* [EXERCISE TASK]
Only the lines from the start of the data through the line containing "(0,0) rectangle (807,538);" should be written out, exactly as they are, with both ends included and the pictures left out.

** BEGIN **

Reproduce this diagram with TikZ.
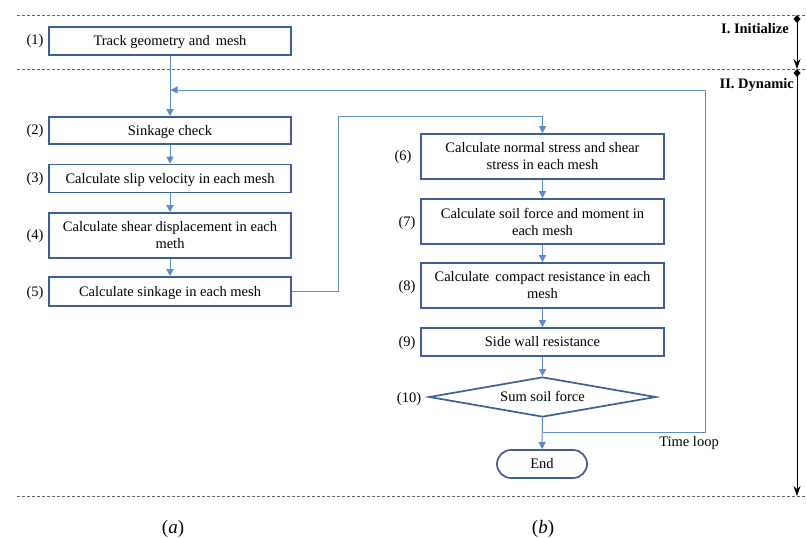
\documentclass[tikz,border=0pt]{standalone}
\usepackage{fontspec}
\setmainfont{Liberation Serif}
\usetikzlibrary{shapes.geometric,shapes.misc,arrows.meta}
\definecolor{boxc}{HTML}{3C6096}
\definecolor{linec}{HTML}{5B8CCB}
\definecolor{dashc}{HTML}{606060}
\begin{document}
\begin{tikzpicture}[x=1pt,y=-1pt,
  every node/.style={font=\fontsize{14.5}{17}\selectfont},
  box/.style={draw=boxc, line width=1.7pt, fill=white, align=center, inner sep=0pt},
  one/.style={text height=12.5pt, text depth=3pt},
  lbox/.style={box, minimum width=242pt},
  rbox/.style={box, minimum width=243pt},
  arr/.style={draw=linec, line width=1pt, -{Triangle[width=7pt,length=7pt]}},
  sep/.style={draw=dashc, line width=0.8pt, dash pattern=on 3pt off 2pt},
  num/.style={inner sep=0pt},
  blk/.style={draw=black, line width=1pt, {Diamond[width=7pt,length=8pt]}-{Stealth[width=7pt,length=10pt]}}
]
\useasboundingbox (0,0) rectangle (807,538);

% separators
\coordinate (s1a) at (17,15);  \coordinate (s1b) at (807,15);
\coordinate (s2a) at (17,69);  \coordinate (s2b) at (807,69);
\coordinate (s3a) at (17,496); \coordinate (s3b) at (807,496);
\draw[sep] (s1a) -- (s1b);
\draw[sep] (s2a) -- (s2b);
\draw[sep] (s3a) -- (s3b);

% phase markers
\coordinate (p1) at (797,15);
\coordinate (p2) at (797,69);
\coordinate (p3) at (797,496);
\draw[blk] (p1) -- (p2);
\draw[blk] (p2) -- (p3);
\node[anchor=east, font=\fontsize{14.5}{17}\selectfont\bfseries, inner sep=0pt] (t1) at (789,29) {I. Initialize};
\node[anchor=east, font=\fontsize{14.5}{17}\selectfont\bfseries, inner sep=0pt] (t2) at (794,85) {II. Dynamic};

% left column
\node[lbox, one, minimum height=28pt] (b1) at (170,41) {Track geometry and\, mesh};
\node[lbox, one, minimum height=27pt] (b2) at (170,130.5) {Sinkage check};
\node[lbox, one, minimum height=28pt] (b3) at (170,178.5) {Calculate slip velocity in each mesh};
\node[lbox, minimum height=45pt] (b4) at (170,235.5) {Calculate shear displacement in each\\meth};
\node[lbox, one, minimum height=29pt] (b5) at (170,291.5) {Calculate sinkage in each mesh};

\node[num] (n1) at (35,41) {(1)};
\node[num] (n2) at (35,131) {(2)};
\node[num] (n3) at (35,179) {(3)};
\node[num] (n4) at (35,236) {(4)};
\node[num] (n5) at (35,293) {(5)};

% right column
\node[rbox, minimum height=45pt] (b6) at (542.5,156.5) {Calculate normal stress and shear\\stress in each mesh};
\node[rbox, minimum height=45pt] (b7) at (542.5,221.5) {Calculate soil force and moment in\\each mesh};
\node[rbox, minimum height=45pt] (b8) at (542.5,285.5) {Calculate\, compact resistance in each\\mesh};
\node[rbox, one, minimum height=28pt] (b9) at (542.5,342) {Side wall resistance};
\node[diamond, one, draw=boxc, line width=1.7pt, fill=white, inner sep=0pt, aspect=5.6,
      minimum width=227pt, minimum height=40pt] (b10) at (542.5,397) {Sum soil force};
\node[rounded rectangle, one, draw=boxc, line width=1.7pt, fill=white, inner sep=0pt,
      minimum width=90pt, minimum height=28pt] (end) at (542,464) {End};

\node[num] (n6) at (403,157) {(6)};
\node[num] (n7) at (407,223) {(7)};
\node[num] (n8) at (407,287) {(8)};
\node[num] (n9) at (407,343) {(9)};
\node[num] (n10) at (409,399) {(10)};

\node[num] (tl) at (689,443) {Time loop};

% connectors
\draw[arr] (b1) -- (b2);
\draw[arr] (b2) -- (b3);
\draw[arr] (b3) -- (b4);
\draw[arr] (b4) -- (b5);
\coordinate (k1) at (338,116);
\draw[arr] (b5.east) -| (k1) -| (b6.north);
\draw[arr] (b6) -- (b7);
\draw[arr] (b7) -- (b8);
\draw[arr] (b8) -- (b9);
\draw[arr] (b9) -- (b10);
\draw[arr] (b10) -- (end);
\coordinate (j1) at (542.5,432);
\coordinate (j2) at (705,90);
\coordinate (j3) at (170.5,90);
\draw[arr] (j1) -| (j2) -- (j3);

% captions
\node[num, font=\fontsize{19}{22}\selectfont] (ca) at (173,529) {(\textit{a})};
\node[num, font=\fontsize{19}{22}\selectfont] (cb) at (543,529) {(\textit{b})};
\end{tikzpicture}
\end{document}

** END **

* [ANSWER FOR THE TASK]
Reproduce this diagram with TikZ.
\documentclass[tikz,border=0pt]{standalone}
\usepackage{fontspec}
\setmainfont{Liberation Serif}
\usetikzlibrary{shapes.geometric,shapes.misc,arrows.meta}
\definecolor{boxc}{HTML}{3C6096}
\definecolor{linec}{HTML}{5B8CCB}
\definecolor{dashc}{HTML}{606060}
\begin{document}
\begin{tikzpicture}[x=1pt,y=-1pt,
  every node/.style={font=\fontsize{14.5}{17}\selectfont},
  box/.style={draw=boxc, line width=1.7pt, fill=white, align=center, inner sep=0pt},
  one/.style={text height=12.5pt, text depth=3pt},
  lbox/.style={box, minimum width=242pt},
  rbox/.style={box, minimum width=243pt},
  arr/.style={draw=linec, line width=1pt, -{Triangle[width=7pt,length=7pt]}},
  sep/.style={draw=dashc, line width=0.8pt, dash pattern=on 3pt off 2pt},
  num/.style={inner sep=0pt},
  blk/.style={draw=black, line width=1pt, {Diamond[width=7pt,length=8pt]}-{Stealth[width=7pt,length=10pt]}}
]
\useasboundingbox (0,0) rectangle (807,538);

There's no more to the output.